Amidst the barrage of headlines about global economic hardship and unequal access to resources, you might have missed the good news of a corporation that has pledged to sell all of its product at cost to poor countries. What a difference that will make.
Pfizer says it will offer its full suite of patented drugs, including cancer treatments, on a not-for-profit basis to 1.2 billion people living in 45 low-income countries. This has the potential to treat nearly 1 million new cancer cases in these countries each year and also covers antibiotics to combat infections that claim the lives of roughly 1.5 million people each year.
From Fierce Pharma:
Riding high on the unprecedented success of its COVID-19 vaccine, Pfizer said on Wednesday that it will make 23 of its medicines—many of them patented—available to 45 low-income countries at a not-for-profit price.

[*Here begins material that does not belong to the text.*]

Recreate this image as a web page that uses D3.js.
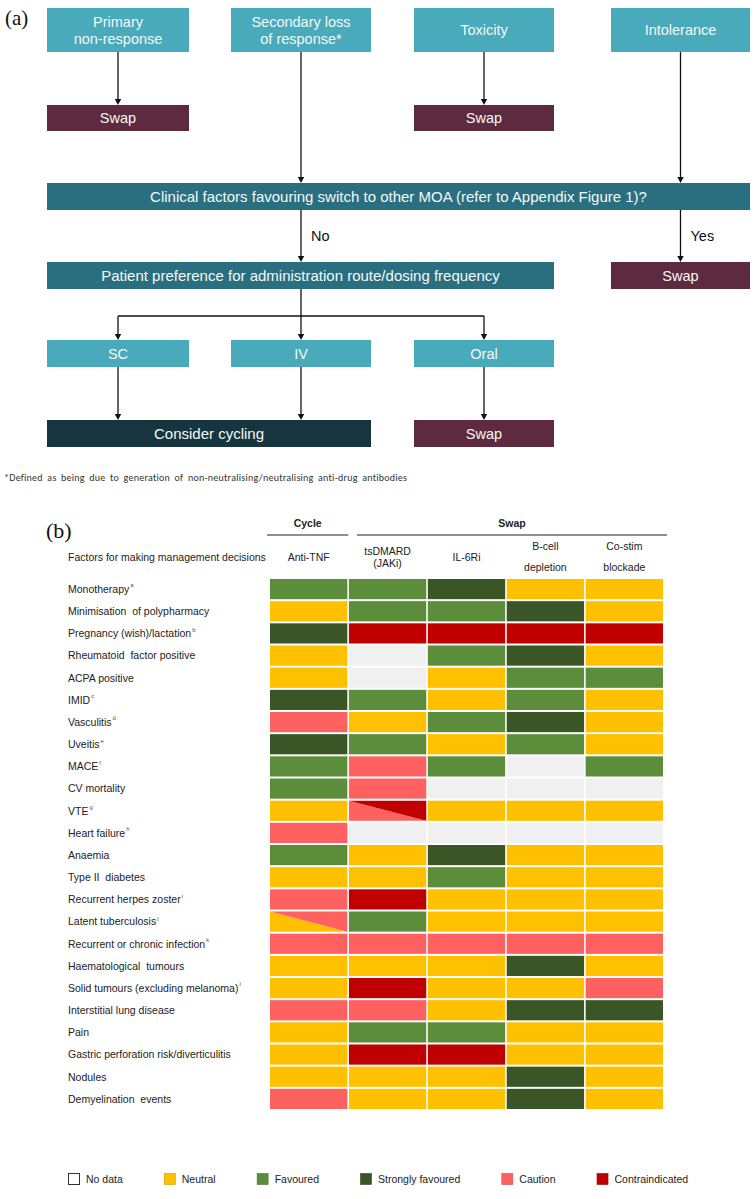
<!DOCTYPE html>
<html><head><meta charset="utf-8">
<script src="https://cdn.jsdelivr.net/npm/d3@7"></script>
<style>body{margin:0;background:#fff}svg{display:block}</style>
</head><body><svg id="c" width="756" height="1199"></svg>
<script>
// ---------------- data ----------------
const triggerLabels = [["Primary","non-response"],["Secondary loss","of response*"],["Toxicity"],["Intolerance"]];
const decisionLabel = "Clinical factors favouring switch to other MOA (refer to Appendix Figure 1)?";
const preferenceLabel = "Patient preference for administration route/dosing frequency";
const routeLabels = ["SC","IV","Oral"];
const swapLabel = "Swap";
const cycleLabel = "Consider cycling";
const branchLabels = ["No","Yes"];
const footnote = "*Defined as being due to generation of non-neutralising/neutralising anti-drug antibodies";

const factorLabels = ["Monotherapy","Minimisation  of polypharmacy","Pregnancy (wish)/lactation","Rheumatoid  factor positive","ACPA positive","IMID","Vasculitis","Uveitis","MACE","CV mortality","VTE","Heart failure","Anaemia","Type II  diabetes","Recurrent herpes zoster","Latent tuberculosis","Recurrent or chronic infection","Haematological  tumours","Solid tumours (excluding melanoma)","Interstitial lung disease","Pain","Gastric perforation risk/diverticulitis","Nodules","Demyelination  events"];
const factorSup = ["a","","b","","","c","d","e","f","","g","h","","","i","j","k","","l","","","","",""];
const columnLabels = [["Anti-TNF"],["tsDMARD","(JAKi)"],["IL-6Ri"],["B-cell","depletion"],["Co-stim","blockade"]];
const groupNames = ["Cycle","Swap"];
const groupSpans = [[0,0],[1,4]];
const headerTitle = "Factors for making management decisions";

// N no data, U neutral, F favoured, S strongly favoured, C caution, X contraindicated; "a/b" = split cell (lower-left a, upper-right b)
const antiTNF = ["F","U","S","U","U","S","C","S","F","F","U","C","F","U","C","U/C","C","U","U","C","U","U","U","C"];
const tsDMARD = ["F","F","X","N","N","F","U","F","C","C","C/X","N","U","U","X","F","C","U","X","C","F","X","U","U"];
const il6Ri   = ["S","F","X","F","U","U","F","U","F","N","U","N","S","F","U","U","C","U","U","U","F","X","U","U"];
const bCell   = ["U","S","X","S","F","F","S","F","N","N","U","N","U","U","U","U","C","S","U","S","U","U","S","S"];
const coStim  = ["U","U","X","U","F","U","U","U","F","N","U","N","U","U","U","U","C","U","C","S","U","U","U","U"];
const columnValues = [antiTNF, tsDMARD, il6Ri, bCell, coStim];

const legendKeys = ["N","U","F","S","C","X"];
const legendLabels = ["No data","Neutral","Favoured","Strongly favoured","Caution","Contraindicated"];

// ---------------- styles ----------------
const ratingColor = d3.scaleOrdinal()
  .domain(["N","U","F","S","C","X"])
  .range(["#f0f0f0","#ffc000","#5b8d3b","#3a5626","#ff6060","#c00000"]);
const C_LIGHT = "#49aabc", C_DARK = "#2a6f7f", C_MAROON = "#5e2a3f", C_DEEP = "#16353e";
const FONT = "'Liberation Sans', Arial, Helvetica, sans-serif";

const svg = d3.select("#c");

// ---------------- panel (a): flowchart ----------------
const colL = [47, 231, 414, 611], colR = [189, 371, 554, 750];
const colC = colL.map((l,i)=>(l+colR[i])/2);
const rowY = {trigger:[8,52], swap:[105,131], decision:[183,210], pref:[262,289], route:[340,367], outcome:[420,447]};
const branchY = 316;

const gA = svg.append("g");
gA.append("text").attr("x",5).attr("y",25).attr("font-family","'Liberation Serif', 'Times New Roman', serif")
  .attr("font-size",21).attr("fill","#111").text("(a)");

function box(x0,x1,yy,fill,lines,fs){
  gA.append("rect").attr("x",x0).attr("y",yy[0]).attr("width",x1-x0).attr("height",yy[1]-yy[0]).attr("fill",fill);
  const cy=(yy[0]+yy[1])/2, lh=17;
  lines.forEach((t,i)=>{
    gA.append("text").attr("x",(x0+x1)/2).attr("y",cy+(i-(lines.length-1)/2)*lh).attr("dy","0.36em")
      .attr("text-anchor","middle").attr("font-family",FONT).attr("font-size",fs||14.5)
      .attr("fill","#f4f8f8").text(t);
  });
}
function arrow(x,y0,y1){
  gA.append("line").attr("x1",x).attr("x2",x).attr("y1",y0).attr("y2",y1-5).attr("stroke","#111").attr("stroke-width",1.3);
  gA.append("path").attr("d",`M${x-3.2},${y1-6}L${x+3.2},${y1-6}L${x},${y1}Z`).attr("fill","#111");
}

triggerLabels.forEach((l,i)=>box(colL[i],colR[i],rowY.trigger,C_LIGHT,l));
[0,2].forEach(i=>box(colL[i],colR[i],rowY.swap,C_MAROON,[swapLabel]));
box(colL[0],colR[3],rowY.decision,C_DARK,[decisionLabel],15);
box(colL[0],colR[2],rowY.pref,C_DARK,[preferenceLabel],15);
box(colL[3],colR[3],rowY.pref,C_MAROON,[swapLabel]);
routeLabels.forEach((l,i)=>box(colL[i],colR[i],rowY.route,C_LIGHT,[l]));
box(colL[0],colR[1],rowY.outcome,C_DEEP,[cycleLabel],15);
box(colL[2],colR[2],rowY.outcome,C_MAROON,[swapLabel]);

arrow(colC[0],rowY.trigger[1],rowY.swap[0]);
arrow(colC[2],rowY.trigger[1],rowY.swap[0]);
arrow(colC[1],rowY.trigger[1],rowY.decision[0]);
arrow(colC[3],rowY.trigger[1],rowY.decision[0]);
arrow(colC[1],rowY.decision[1],rowY.pref[0]);
arrow(colC[3],rowY.decision[1],rowY.pref[0]);
[[1,0],[3,1]].forEach(([c,k])=>{
  gA.append("text").attr("x",colC[c]+10).attr("y",(rowY.decision[1]+rowY.pref[0])/2).attr("dy","0.36em")
    .attr("font-family",FONT).attr("font-size",14.5).attr("fill","#111").text(branchLabels[k]);
});
gA.append("line").attr("x1",colC[1]).attr("x2",colC[1]).attr("y1",rowY.pref[1]).attr("y2",branchY).attr("stroke","#111").attr("stroke-width",1.3);
gA.append("line").attr("x1",colC[0]).attr("x2",colC[2]).attr("y1",branchY).attr("y2",branchY).attr("stroke","#111").attr("stroke-width",1.3);
[0,1,2].forEach(i=>{arrow(colC[i],branchY,rowY.route[0]); arrow(colC[i],rowY.route[1],rowY.outcome[0]);});

gA.append("text").attr("x",4).attr("y",481).attr("font-family","Carlito, Calibri, 'Liberation Sans', sans-serif")
  .attr("font-size",10).attr("letter-spacing",0.25).attr("word-spacing",2).attr("fill","#333").text(footnote);

// ---------------- panel (b): heatmap ----------------
const gB = svg.append("g");
const x = d3.scaleBand().domain(d3.range(columnValues.length)).range([270,663]).paddingInner(0.02);
const y = d3.scaleBand().domain(d3.range(factorLabels.length)).range([579,1109]).paddingInner(0.09);

gB.append("text").attr("x",46).attr("y",538).attr("font-family","'Liberation Serif', 'Times New Roman', serif")
  .attr("font-size",22).attr("fill","#111").text("(b)");

// group headers
const groupExt = [[-3,1],[8,4]];
groupNames.forEach((g,i)=>{
  const a=x(groupSpans[i][0])+groupExt[i][0], b=x(groupSpans[i][1])+x.bandwidth()+groupExt[i][1];
  gB.append("text").attr("x",(a+b)/2).attr("y",527).attr("text-anchor","middle").attr("font-family",FONT)
    .attr("font-weight","bold").attr("font-size",10.5).attr("fill","#222").text(g);
  gB.append("line").attr("x1",a).attr("x2",b).attr("y1",535).attr("y2",535).attr("stroke","#222").attr("stroke-width",1.2);
});
gB.append("text").attr("x",68).attr("y",561).attr("font-family",FONT).attr("font-size",10.5).attr("fill","#222").text(headerTitle);
const headerGap = [0,12,0,21,21];
columnLabels.forEach((lines,c)=>{
  lines.forEach((t,i)=>{
    gB.append("text").attr("x",x(c)+x.bandwidth()/2).attr("y",557+(i-(lines.length-1)/2)*headerGap[c]).attr("dy","0.36em")
      .attr("text-anchor","middle").attr("font-family",FONT).attr("font-size",10.5).attr("fill","#222").text(t);
  });
});

// row labels
factorLabels.forEach((l,r)=>{
  const t = gB.append("text").attr("x",68).attr("y",y(r)+y.bandwidth()/2).attr("dy","0.36em")
    .attr("font-family",FONT).attr("font-size",10.5).attr("fill","#222").attr("xml:space","preserve");
  t.append("tspan").text(l);
  if(factorSup[r]) t.append("tspan").attr("font-size",6).attr("dy","-0.9em").attr("dx",1).attr("fill","#555").text(factorSup[r]);
});

// cells
columnValues.forEach((vals,c)=>{
  vals.forEach((v,r)=>{
    const x0=x(c), x1=x(c)+x.bandwidth(), y0=y(r), y1=y(r)+y.bandwidth();
    if(v.includes("/")){
      const [lo,hi]=v.split("/");
      gB.append("path").attr("d",`M${x0},${y0}L${x0},${y1}L${x1},${y1}Z`).attr("fill",ratingColor(lo));
      gB.append("path").attr("d",`M${x0},${y0}L${x1},${y0}L${x1},${y1}Z`).attr("fill",ratingColor(hi));
    } else {
      gB.append("rect").attr("x",x0).attr("y",y0).attr("width",x1-x0).attr("height",y1-y0).attr("fill",ratingColor(v));
    }
  });
});

// legend
let lx = 68;
const ly = 1173;
legendKeys.forEach((k,i)=>{
  gB.append("rect").attr("x",lx+0.5).attr("y",ly+0.5).attr("width",11).attr("height",11)
    .attr("fill",k==="N"?"#fff":ratingColor(k)).attr("stroke",k==="N"?"#333":d3.color(ratingColor(k)).darker(0.6)).attr("stroke-width",k==="N"?1:0.6);
  const t = gB.append("text").attr("x",lx+18).attr("y",ly+6).attr("dy","0.36em").attr("font-family",FONT)
    .attr("font-size",10.5).attr("fill","#222").text(legendLabels[i]);
  lx += 18 + t.node().getComputedTextLength() + 41;
});
</script></body></html>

Pfizer revealed the initiative, dubbed “An Accord for a Healthier World,” during the World Economic Forum (WEF) this week in Davos, Switzerland. It is designed to “reduce the health inequities that exist between many low-income countries and the rest of the world,” Pfizer said.
During the coronavirus pandemic, those inequities became painfully apparent as wealthy countries were the first to be supplied with products to combat the disease.
As the company profiting most from the pandemic—thanks to record-shattering sales of its Comirnaty vaccine—Pfizer drew sharp criticism for the uneven distribution of shots and for initially resisting calls to share its intellectual property rights. In a report released during the WEF, Oxfam said Pfizer has sold the most vaccines in the world but has delivered the least to low-income countries, as a proportion of total deliveries.
Under the new program, Pfizer will supply Comirnaty to these countries, as well as its COVID-19 oral antiviral Paxlovid. The initiative is designed to reach 1.2 billion people living in the 45 countries. Pfizer urged other companies to join the effort.
Speaking on CNBC on Wednesday morning, Pfizer’s CEO said the company first discussed the initiative back in 2019.
“Right now, it’s about making a dream happen,” Bourla said. “When I took over, my entire leadership team made some plans for the next five years. One of them was by year 2023, we would reduce by 50% the number of people on the planet who cannot afford our medicines.”